A village elder, Nirmal Kaur, chips in, “Nobody wants to send their children so far away but our situation leaves us with little choice. There is no income from any source, there are no jobs and the earnings from agriculture are just not enough. If we don’t send our sons abroad, our livelihood is in peril. The government has no solution for this growing tribe of unemployed youth. The illegal entry to foreign shores becomes the only hope for some, even if land has to be sold. It has become a compulsion,” she utters the oft-spoken word. Her husband Gian Singh and co-villagers nod in unison.
“It took my son one month to reach the US. We were so worried that we hardly ate. The anxiety till he reached his destination was almost killing. Now that he is there, he is doing well. It has been five years. We have rebuilt our house with the money he sends. His wife is with us and our world is perfect,” says Jitender Singh (name changed).
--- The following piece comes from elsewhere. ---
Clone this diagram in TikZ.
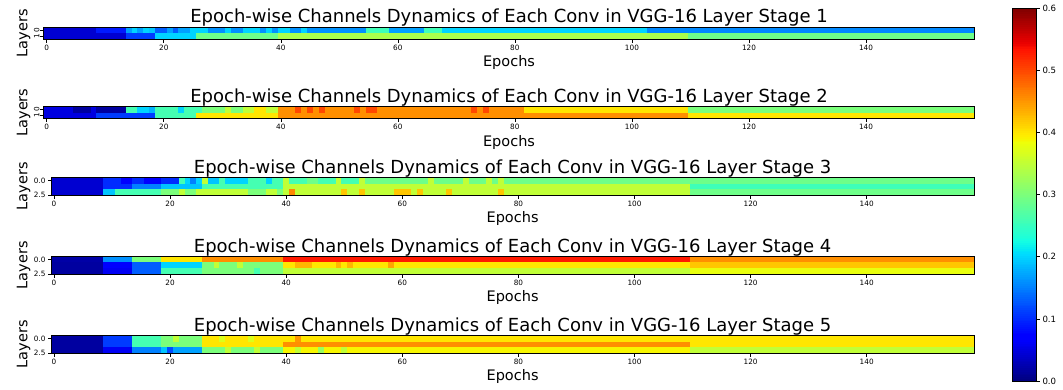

Married for just a month before her husband left for the US over two months back, this young villager keeps her phone close all the time. “It keeps us connected. He will come back and take me once he can legalise his entry,” she says.
In Karnal’s Baldi, similar stories are repeated. A farmer’s brother and a cousin went four months apart. “The landholdings have shrunk and do not yield enough to make ends meet. There are no jobs in the market. This is the best way to earn decent money even if you are not skilled. In my village, nobody was ever interested in settling abroad but rising unemployment has left them with no choice. In the last two years alone, 10 boys have taken the donkey route,” he says, not willing to be identified.
Another tell-tale sign of the booming interest in migration is the mushrooming of IELTS centres. Billboards of agents promising prompt visas and selling foreign dreams have found their way onto electricity poles in villages. In Kaithal alone, the number of IELTS centres has grown from three to 102 in a span of four years. In Kurukshetra, the number stands at 172 while there are 49 immigration and IELTS centres in Ambala.